The old Harkin Computer Lab looked a lot like your average computer lab – lots of rectangular tables, lots of parallel rows, lots of isolated work stations, and lots of wires everywhere. It was designed to be static, with everyone locked into their own work and/or Facebook breaks. That all changes with the redesign, which values dynamic movement and accommodates a wider range of working styles.
Sitting for longer and longer amounts of time at a computer made us realize how bad sitting for a really long time is for our health. Some standing desks can be found now, along with motorized desks whose height can be user-adjusted, useful for those who want to switch from sitting to standing on the fly, or for those who need to use wheelchairs. New triangular desks were built to facilitate collaboration by making everyone roughly equidistant from each other, while breaking down visual barriers between people – key when sign language needs to be used. Thanks to careful spacing, the desks still afford some degree of privacy, too.
There are also new triangular video conference tables, with a central monitor on the wall and laptops that can be closed and hidden inside the table itself, again reducing visual clutter. The main culprit when it comes to visual clutter, wires, is a problem which has also been cleverly handled. Instead of sticking out everywhere and potentially making for safety hazards, all wires are threaded through a central cylinder in all tables, which then take the wires under the floor and out of sight (the Harkin Computer Lab has raised floors for this purpose).
Finally, there’s some new software support – Design Cloud, which creates a central hub for all kinds of file types, enabling instant collaboration between students using the computer lab.
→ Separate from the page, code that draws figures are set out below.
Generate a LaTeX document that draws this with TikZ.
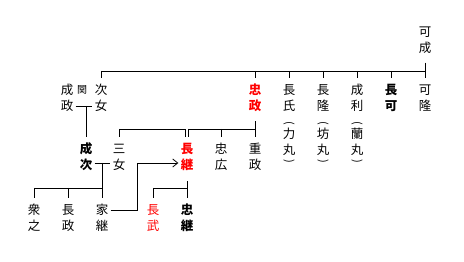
\documentclass[tikz,border=0pt]{standalone}
\usepackage{fontspec}
\newfontfamily\jp{Noto Sans CJK JP}
\usetikzlibrary{arrows.meta,positioning}
\newcommand\jpfont{\jp\fontsize{12.5}{16}\selectfont}

\begin{document}
\begin{tikzpicture}[x=1pt,y=-1pt,node distance=34pt,on grid,line width=0.8pt,
  kin/.style={font=\jpfont,align=center,inner xsep=2pt,inner ysep=6pt},
  main/.style={kin,font=\jpfont\bfseries},
  heir/.style={main,text=red},
  redkin/.style={kin,text=red},
  paren/.style={font=\jp\fontsize{11}{12}\selectfont,inner sep=0pt,rotate=-90}]
  \useasboundingbox (0,0) rectangle (464,262);
  \node[kin] (yoshinari) at (425,40) {可\\成};
  \node[kin] (jijo) at (101,98) {次\\女};
  \node[kin] (narimasa) at (67,98) {成\\政};
  \node[kin,font=\jp\fontsize{10}{12}\selectfont,inner sep=0pt] (seki) at (82,90) {関};
  \node[heir] (tadamasa) at (255,98) {忠\\政};
  \node[kin,right=of tadamasa] (nagauji) {長\\氏};
  \node[kin,right=of nagauji] (nagataka) {長\\隆};
  \node[kin,right=of nagataka] (naritoshi) {成\\利};
  \node[main,right=of naritoshi] (nagayoshi) {長\\可};
  \node[kin,right=of nagayoshi] (yoshitaka) {可\\隆};
  \node[kin,below=44pt of nagauji] (rikimaru) {力\\丸};
  \node[kin,below=44pt of nagataka] (bomaru) {坊\\丸};
  \node[kin,below=44pt of naritoshi] (ranmaru) {蘭\\丸};
  \foreach \k in {rikimaru,bomaru,ranmaru} {
    \node[paren,above=19pt of \k] (\k-l) {(};
    \node[paren,below=19pt of \k] (\k-r) {)};
  }
  \node[kin,below=59pt of tadamasa] (shigemasa) {重\\政};
  \node[kin,left=of shigemasa] (tadahiro) {忠\\広};
  \node[heir,left=of tadahiro] (nagatsugu) {長\\継};
  \node[kin,left=68pt of nagatsugu] (sanjo) {三\\女};
  \node[main,left=33pt of sanjo] (naritsugu) {成\\次};
  \node[main,below=61pt of nagatsugu] (tadatsugu) {忠\\継};
  \node[redkin,left=of tadatsugu] (nagatake) {長\\武};
  \node[kin] (ietsugu) at (102,218) {家\\継};
  \node[kin,left=of ietsugu] (nagamasa) {長\\政};
  \node[kin,left=of nagamasa] (moroyuki) {衆\\之};

  \coordinate (bus1) at (0,71);
  \draw[shorten <=3pt] (yoshinari) -- (yoshinari |- bus1);
  \draw (jijo |- bus1) -- (yoshitaka |- bus1);
  \foreach \k in {jijo,tadamasa,nagauji,nagataka,naritoshi,nagayoshi,yoshitaka}
    \draw (\k |- bus1) -- (\k);
  \coordinate (m1) at (86,106);
  \draw (narimasa.east |- m1) -- (jijo.west |- m1);
  \draw (m1) -- (naritsugu);

  \coordinate (bus2) at (0,129);
  \draw[shorten <=3pt] (tadamasa) -- (shigemasa);
  \draw (sanjo |- bus2) -- (tadamasa |- bus2);
  \foreach \k in {sanjo,tadahiro}
    \draw (\k |- bus2) -- (\k);
  \draw[double,double distance=2pt,line width=0.6pt] (nagatsugu |- bus2) -- (nagatsugu);

  \coordinate (m2) at (102,163);
  \draw (naritsugu.east |- m2) -- (sanjo.west |- m2);
  \draw (m2) -- (ietsugu);
  \coordinate (bus3) at (0,188);
  \draw (moroyuki |- bus3) -- (ietsugu |- bus3);
  \foreach \k in {moroyuki,nagamasa}
    \draw (\k |- bus3) -- (\k);
  \draw[shorten <=4pt] (nagatsugu) -- (tadatsugu);
  \draw (nagatake |- bus3) -- (tadatsugu |- bus3);
  \draw (nagatake |- bus3) -- (nagatake);

  \coordinate (turn) at (137,163);
  \draw[-{Straight Barb[length=5pt,width=8pt]}] ([yshift=8pt]ietsugu.east) -| (turn) -- (nagatsugu.west |- turn);
\end{tikzpicture}
\end{document}
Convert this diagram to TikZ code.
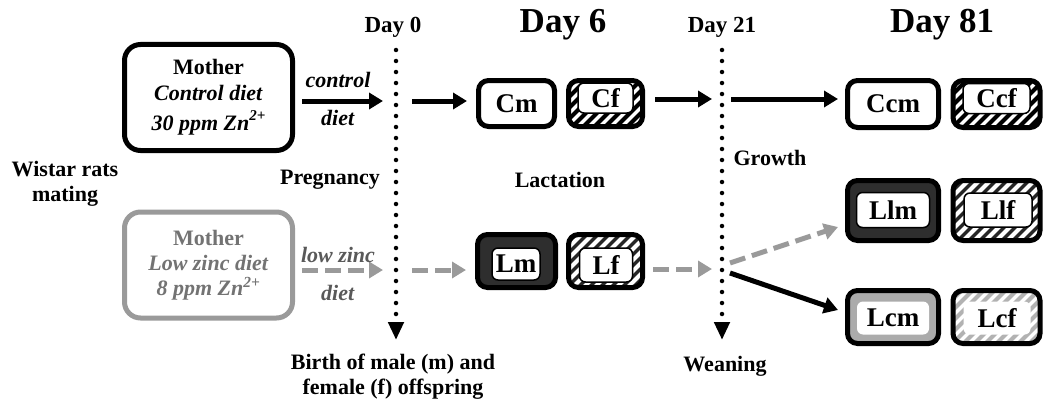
\documentclass[tikz,border=0pt]{standalone}
\usepackage{fontspec}
\setmainfont{Liberation Serif}
\usetikzlibrary{arrows.meta}
\definecolor{lowgray}{HTML}{9A9A9A}
\definecolor{darkfill}{HTML}{2E2E2E}
\definecolor{lightfill}{HTML}{ABABAB}
\begin{document}
\begin{tikzpicture}[x=1pt,y=-1pt,
        font=\bfseries\fontsize{22}{25}\selectfont,
        mom/.style={draw,line width=5pt,rounded corners=16pt,fill=white,
            minimum width=168pt,minimum height=106pt,align=center,inner sep=0pt},
        pup/.style 2 args={draw,line width=5pt,rounded corners=10pt,
            minimum width=#1,minimum height=#2,inner sep=0pt,
            font=\bfseries\fontsize{27}{27}\selectfont},
        inbox/.style 2 args={draw,line width=1.5pt,fill=white,rounded corners=6pt,
            minimum width=#1,minimum height=#2,inner sep=0pt,
            font=\bfseries\fontsize{27}{27}\selectfont},
        stripes/.style 2 args={fill=#1,path picture={
            \foreach \k in {-12,...,6}
                \draw[#2,line width=4pt] ([xshift=\k*11pt]path picture bounding box.south)
                    ++(-20pt,-20pt) -- ++(100pt,100pt);}},
        ctrlarrow/.style={line width=5pt,-{Triangle[width=16pt,length=14pt]}},
        lowarrow/.style={line width=5pt,lowgray,dash pattern=on 16pt off 7pt,
            -{Triangle[width=16pt,length=14pt]}},
        timeline/.style={line width=4.5pt,line cap=round,dash pattern=on 0pt off 11pt,
            -{Triangle[width=15pt,length=18pt]}},
        dayS/.style={font=\bfseries\fontsize{23}{23}\selectfont},
        dayL/.style={font=\bfseries\fontsize{35}{35}\selectfont}]
    \useasboundingbox (0,0) rectangle (1046,404);
    % days
    \node[dayS] (day0) at (393,27) {Day 0};
    \node[dayL] (day6) at (563,25) {Day 6};
    \node[dayS] (day21) at (722,27) {Day 21};
    \node[dayL] (day81) at (942,25) {Day 81};
    % mothers
    \node[mom] (momC) at (208.5,97.5) {Mother\\[1pt]\textit{Control diet}\\[5pt]
        \textit{30 ppm Zn}\raisebox{10pt}{\fontsize{15}{15}\selectfont\itshape 2+}};
    \node[mom,draw=lowgray,text=black!55] (momL) at (208.5,265)
        {Mother\\\textit{Low zinc diet}\\\textit{8 ppm Zn\textsuperscript{2+}}};
    \node[align=center] (mating) at (65,184) {Wistar rats\\mating};
    % time lines
    \coordinate (t0top) at (396,50);
    \coordinate (t0bot) at (396,340);
    \coordinate (t21top) at (722,50);
    \coordinate (t21bot) at (722,340);
    \draw[timeline] (t0top) -- (t0bot);
    \draw[timeline] (t21top) -- (t21bot);
    \coordinate (t0C) at (396,101);
    \coordinate (t0L) at (396,270);
    \coordinate (t21C) at (722,99);
    \coordinate (t21L) at (722,269);
    % pups, day 6
    \node[pup={76pt}{46pt},fill=white] (Cm) at (516.5,103.5) {Cm};
    \node[pup={74pt}{46pt},stripes={white}{black}] (Cf) at (605.5,103.5) {};
    \node[inbox={55pt}{30pt}] (Cf-in) at (605.5,98) {Cf};
    \node[pup={78pt}{53pt},fill=darkfill] (Lm) at (516.5,261) {};
    \node[inbox={48pt}{32pt}] (Lm-in) at (516,264) {Lm};
    \node[pup={74pt}{53pt},stripes={black!85}{white}] (Lf) at (605.5,261) {};
    \node[inbox={53pt}{34pt}] (Lf-in) at (606,265) {Lf};
    % pups, day 81
    \node[pup={91pt}{47pt},fill=white] (Ccm) at (893,104) {Ccm};
    \node[pup={87pt}{47pt},stripes={white}{black}] (Ccf) at (996.5,104) {};
    \node[inbox={67pt}{30pt}] (Ccf-in) at (996.5,98.5) {Ccf};
    \node[pup={91pt}{60pt},fill=darkfill] (Llm) at (893,210.5) {};
    \node[inbox={73pt}{35pt}] (Llm-in) at (893,210) {Llm};
    \node[pup={87pt}{60pt},stripes={black!85}{white}] (Llf) at (996.5,210.5) {};
    \node[inbox={68pt}{34pt}] (Llf-in) at (998,210) {Llf};
    \node[pup={91pt}{53pt},fill=lightfill] (Lcm) at (893,317) {};
    \node[inbox={72pt}{33pt},draw=none] (Lcm-in) at (893,318) {Lcm};
    \node[pup={87pt}{53pt},stripes={white}{black!30}] (Lcf) at (996.5,317) {};
    \node[inbox={67pt}{33pt},draw=none] (Lcf-in) at (997,318) {Lcf};
    % arrows
    \draw[ctrlarrow] ([xshift=7pt]momC.east |- t0C) -- ([xshift=-13pt]t0C);
    \draw[ctrlarrow] ([xshift=16pt]t0C) -- ([xshift=-9pt]Cm.west |- t0C);
    \draw[ctrlarrow] ([xshift=10pt]Cf.east |- t21C) -- ([xshift=-10pt]t21C);
    \draw[ctrlarrow] ([xshift=9pt]t21C) -- ([xshift=-7pt]Ccm.west |- t21C);
    \draw[lowarrow] ([xshift=7pt]momL.east |- t0L) -- ([xshift=-13pt]t0L);
    \draw[lowarrow] ([xshift=16pt]t0L) -- ([xshift=-9pt]Lm.west |- t0L);
    \draw[lowarrow] ([xshift=8pt]Lf.east |- t21L) -- ([xshift=-10pt]t21L);
    \draw[lowarrow] ([xshift=8pt,yshift=6pt]t21L) -- ([xshift=-7pt,yshift=16pt]Llm.south west);
    \draw[ctrlarrow] ([xshift=8pt,yshift=-4pt]t21L) -- ([xshift=-7pt,yshift=-22pt]Lcm.north west);
    % labels
    \node (ctrl1) at (338,80) {\textit{control}};
    \node (ctrl2) at (338,118) {\textit{diet}};
    \node[text=black!65] (low1) at (338,255) {\textit{low zinc}};
    \node[text=black!65] (low2) at (338,293) {\textit{diet}};
    \node (preg) at (330,180) {Pregnancy};
    \node (lact) at (560,180) {Lactation};
    \node (growth) at (770,158) {Growth};
    \node[align=center] (birth) at (393,377) {Birth of male (m) and\\female (f) offspring};
    \node (wean) at (725,366) {Weaning};
\end{tikzpicture}
\end{document}
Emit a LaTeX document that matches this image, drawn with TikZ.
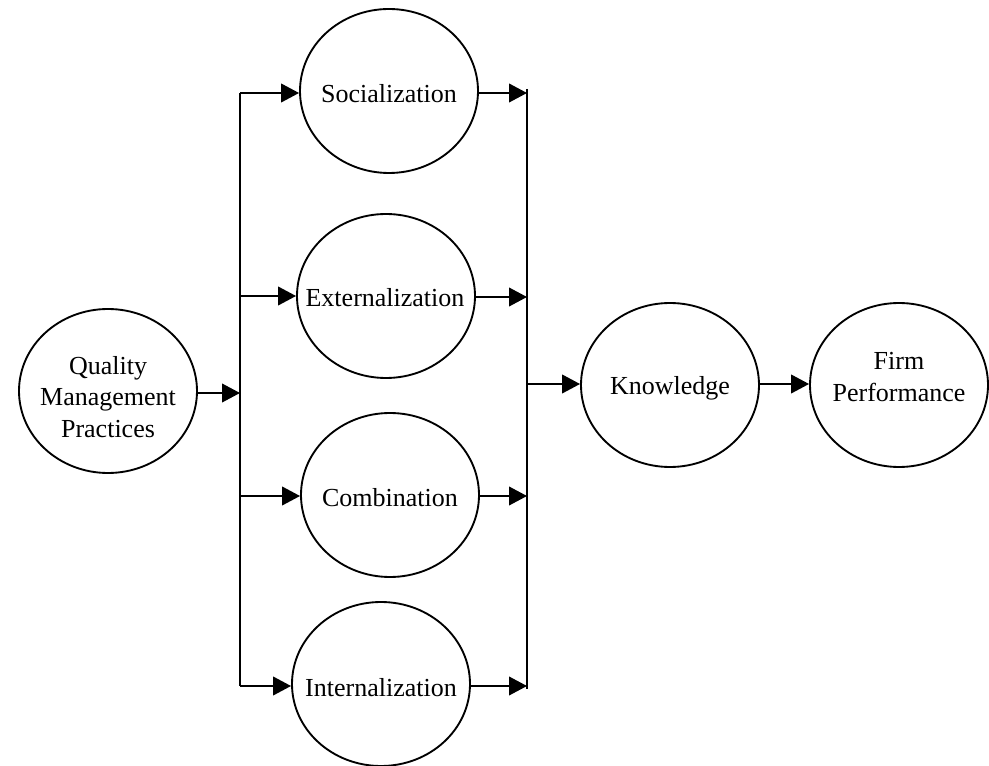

The redesign creates much wider aisles and spaces for movement and the kind of collaboration that doesn’t require technology, because we still need to do that from time to time. Ample room is left for groups of people to use sign language with each other comfortably. The wide variety of tables means that pretty much every working style is provided for. The only question is whether or not students will be able to get a work station – I’m guessing it’s going to be a popular place.